>> Start GIVEN DATA

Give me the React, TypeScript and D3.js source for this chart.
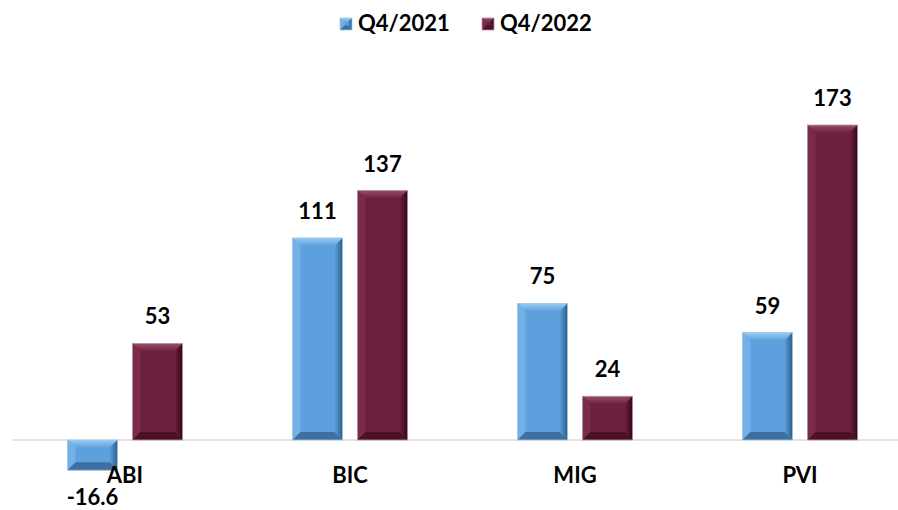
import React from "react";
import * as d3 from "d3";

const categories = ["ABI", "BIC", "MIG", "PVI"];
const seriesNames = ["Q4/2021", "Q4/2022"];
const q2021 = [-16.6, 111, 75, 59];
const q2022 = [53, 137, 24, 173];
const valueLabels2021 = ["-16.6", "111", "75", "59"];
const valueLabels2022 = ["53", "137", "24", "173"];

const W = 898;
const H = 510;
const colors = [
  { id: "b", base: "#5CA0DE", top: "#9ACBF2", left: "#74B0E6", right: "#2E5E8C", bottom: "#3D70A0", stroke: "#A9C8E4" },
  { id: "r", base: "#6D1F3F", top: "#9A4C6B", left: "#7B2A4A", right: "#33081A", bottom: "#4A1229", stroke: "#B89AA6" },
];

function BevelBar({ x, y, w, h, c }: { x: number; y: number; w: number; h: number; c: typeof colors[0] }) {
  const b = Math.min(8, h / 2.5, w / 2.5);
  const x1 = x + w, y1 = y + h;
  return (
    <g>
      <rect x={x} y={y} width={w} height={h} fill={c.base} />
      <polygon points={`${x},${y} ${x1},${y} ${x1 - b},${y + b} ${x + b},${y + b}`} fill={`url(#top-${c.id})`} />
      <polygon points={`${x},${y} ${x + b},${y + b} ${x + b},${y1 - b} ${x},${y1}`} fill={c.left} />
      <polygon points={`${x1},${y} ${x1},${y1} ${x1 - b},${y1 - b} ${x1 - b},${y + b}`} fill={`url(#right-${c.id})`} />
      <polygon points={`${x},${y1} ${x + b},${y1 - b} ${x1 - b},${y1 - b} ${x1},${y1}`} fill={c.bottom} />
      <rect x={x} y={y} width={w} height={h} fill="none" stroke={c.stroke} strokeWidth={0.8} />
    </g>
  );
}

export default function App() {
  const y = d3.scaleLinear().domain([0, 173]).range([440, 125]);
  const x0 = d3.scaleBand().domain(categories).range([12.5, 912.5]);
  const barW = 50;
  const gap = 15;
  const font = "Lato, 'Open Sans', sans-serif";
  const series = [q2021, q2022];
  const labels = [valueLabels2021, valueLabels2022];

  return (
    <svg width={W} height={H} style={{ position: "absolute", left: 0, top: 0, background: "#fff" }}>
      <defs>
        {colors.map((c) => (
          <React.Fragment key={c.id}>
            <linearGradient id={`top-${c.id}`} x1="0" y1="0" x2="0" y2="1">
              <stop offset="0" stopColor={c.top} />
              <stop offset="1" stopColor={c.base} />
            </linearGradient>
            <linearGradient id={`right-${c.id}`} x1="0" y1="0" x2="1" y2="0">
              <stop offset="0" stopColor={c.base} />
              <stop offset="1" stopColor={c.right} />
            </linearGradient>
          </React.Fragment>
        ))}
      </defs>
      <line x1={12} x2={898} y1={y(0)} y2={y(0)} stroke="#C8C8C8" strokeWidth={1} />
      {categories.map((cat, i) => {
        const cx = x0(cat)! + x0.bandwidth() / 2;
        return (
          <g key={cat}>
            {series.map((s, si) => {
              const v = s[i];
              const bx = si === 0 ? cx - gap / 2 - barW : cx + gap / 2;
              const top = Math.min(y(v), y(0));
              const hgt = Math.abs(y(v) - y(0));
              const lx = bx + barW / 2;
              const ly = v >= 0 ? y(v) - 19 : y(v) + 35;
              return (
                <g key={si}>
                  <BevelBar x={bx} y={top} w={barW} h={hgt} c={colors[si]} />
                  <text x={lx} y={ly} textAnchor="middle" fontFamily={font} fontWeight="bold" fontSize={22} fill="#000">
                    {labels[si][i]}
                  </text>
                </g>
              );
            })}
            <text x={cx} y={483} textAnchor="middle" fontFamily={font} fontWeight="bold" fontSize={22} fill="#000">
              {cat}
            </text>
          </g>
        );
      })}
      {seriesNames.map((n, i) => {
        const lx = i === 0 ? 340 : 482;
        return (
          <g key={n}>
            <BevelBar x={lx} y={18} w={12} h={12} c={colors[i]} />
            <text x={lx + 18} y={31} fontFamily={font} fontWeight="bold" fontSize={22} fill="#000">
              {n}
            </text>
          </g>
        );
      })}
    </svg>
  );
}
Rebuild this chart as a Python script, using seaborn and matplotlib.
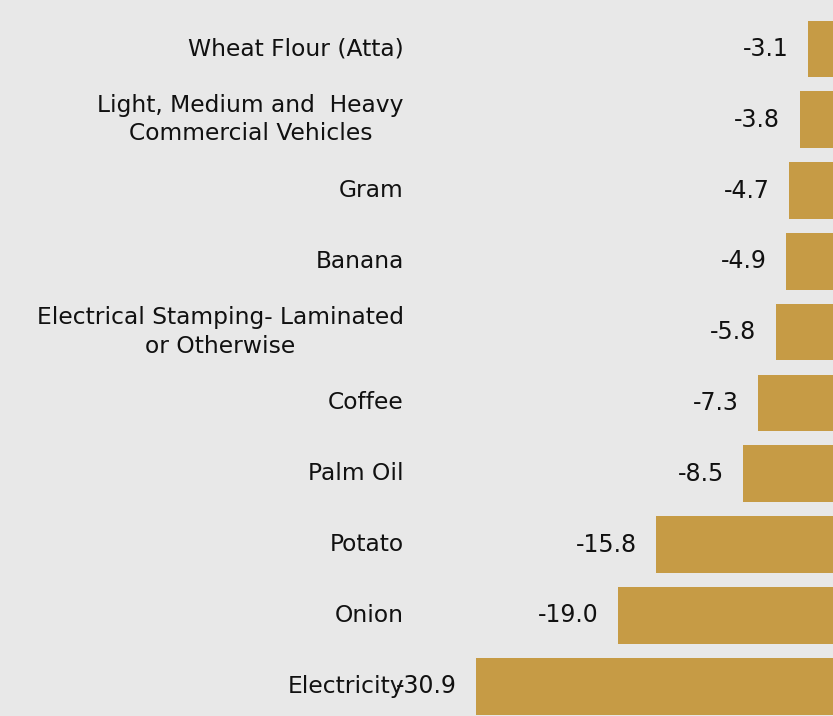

>> End GIVEN DATA

Return every line of the records exactly as given, pictures excluded.

[WRITTEN RESPONSE]
Give me the React, TypeScript and D3.js source for this chart.
import React from "react";
import * as d3 from "d3";

const categories = ["ABI", "BIC", "MIG", "PVI"];
const seriesNames = ["Q4/2021", "Q4/2022"];
const q2021 = [-16.6, 111, 75, 59];
const q2022 = [53, 137, 24, 173];
const valueLabels2021 = ["-16.6", "111", "75", "59"];
const valueLabels2022 = ["53", "137", "24", "173"];

const W = 898;
const H = 510;
const colors = [
  { id: "b", base: "#5CA0DE", top: "#9ACBF2", left: "#74B0E6", right: "#2E5E8C", bottom: "#3D70A0", stroke: "#A9C8E4" },
  { id: "r", base: "#6D1F3F", top: "#9A4C6B", left: "#7B2A4A", right: "#33081A", bottom: "#4A1229", stroke: "#B89AA6" },
];

function BevelBar({ x, y, w, h, c }: { x: number; y: number; w: number; h: number; c: typeof colors[0] }) {
  const b = Math.min(8, h / 2.5, w / 2.5);
  const x1 = x + w, y1 = y + h;
  return (
    <g>
      <rect x={x} y={y} width={w} height={h} fill={c.base} />
      <polygon points={`${x},${y} ${x1},${y} ${x1 - b},${y + b} ${x + b},${y + b}`} fill={`url(#top-${c.id})`} />
      <polygon points={`${x},${y} ${x + b},${y + b} ${x + b},${y1 - b} ${x},${y1}`} fill={c.left} />
      <polygon points={`${x1},${y} ${x1},${y1} ${x1 - b},${y1 - b} ${x1 - b},${y + b}`} fill={`url(#right-${c.id})`} />
      <polygon points={`${x},${y1} ${x + b},${y1 - b} ${x1 - b},${y1 - b} ${x1},${y1}`} fill={c.bottom} />
      <rect x={x} y={y} width={w} height={h} fill="none" stroke={c.stroke} strokeWidth={0.8} />
    </g>
  );
}

export default function App() {
  const y = d3.scaleLinear().domain([0, 173]).range([440, 125]);
  const x0 = d3.scaleBand().domain(categories).range([12.5, 912.5]);
  const barW = 50;
  const gap = 15;
  const font = "Lato, 'Open Sans', sans-serif";
  const series = [q2021, q2022];
  const labels = [valueLabels2021, valueLabels2022];

  return (
    <svg width={W} height={H} style={{ position: "absolute", left: 0, top: 0, background: "#fff" }}>
      <defs>
        {colors.map((c) => (
          <React.Fragment key={c.id}>
            <linearGradient id={`top-${c.id}`} x1="0" y1="0" x2="0" y2="1">
              <stop offset="0" stopColor={c.top} />
              <stop offset="1" stopColor={c.base} />
            </linearGradient>
            <linearGradient id={`right-${c.id}`} x1="0" y1="0" x2="1" y2="0">
              <stop offset="0" stopColor={c.base} />
              <stop offset="1" stopColor={c.right} />
            </linearGradient>
          </React.Fragment>
        ))}
      </defs>
      <line x1={12} x2={898} y1={y(0)} y2={y(0)} stroke="#C8C8C8" strokeWidth={1} />
      {categories.map((cat, i) => {
        const cx = x0(cat)! + x0.bandwidth() / 2;
        return (
          <g key={cat}>
            {series.map((s, si) => {
              const v = s[i];
              const bx = si === 0 ? cx - gap / 2 - barW : cx + gap / 2;
              const top = Math.min(y(v), y(0));
              const hgt = Math.abs(y(v) - y(0));
              const lx = bx + barW / 2;
              const ly = v >= 0 ? y(v) - 19 : y(v) + 35;
              return (
                <g key={si}>
                  <BevelBar x={bx} y={top} w={barW} h={hgt} c={colors[si]} />
                  <text x={lx} y={ly} textAnchor="middle" fontFamily={font} fontWeight="bold" fontSize={22} fill="#000">
                    {labels[si][i]}
                  </text>
                </g>
              );
            })}
            <text x={cx} y={483} textAnchor="middle" fontFamily={font} fontWeight="bold" fontSize={22} fill="#000">
              {cat}
            </text>
          </g>
        );
      })}
      {seriesNames.map((n, i) => {
        const lx = i === 0 ? 340 : 482;
        return (
          <g key={n}>
            <BevelBar x={lx} y={18} w={12} h={12} c={colors[i]} />
            <text x={lx + 18} y={31} fontFamily={font} fontWeight="bold" fontSize={22} fill="#000">
              {n}
            </text>
          </g>
        );
      })}
    </svg>
  );
}
Rebuild this chart as a Python script, using seaborn and matplotlib.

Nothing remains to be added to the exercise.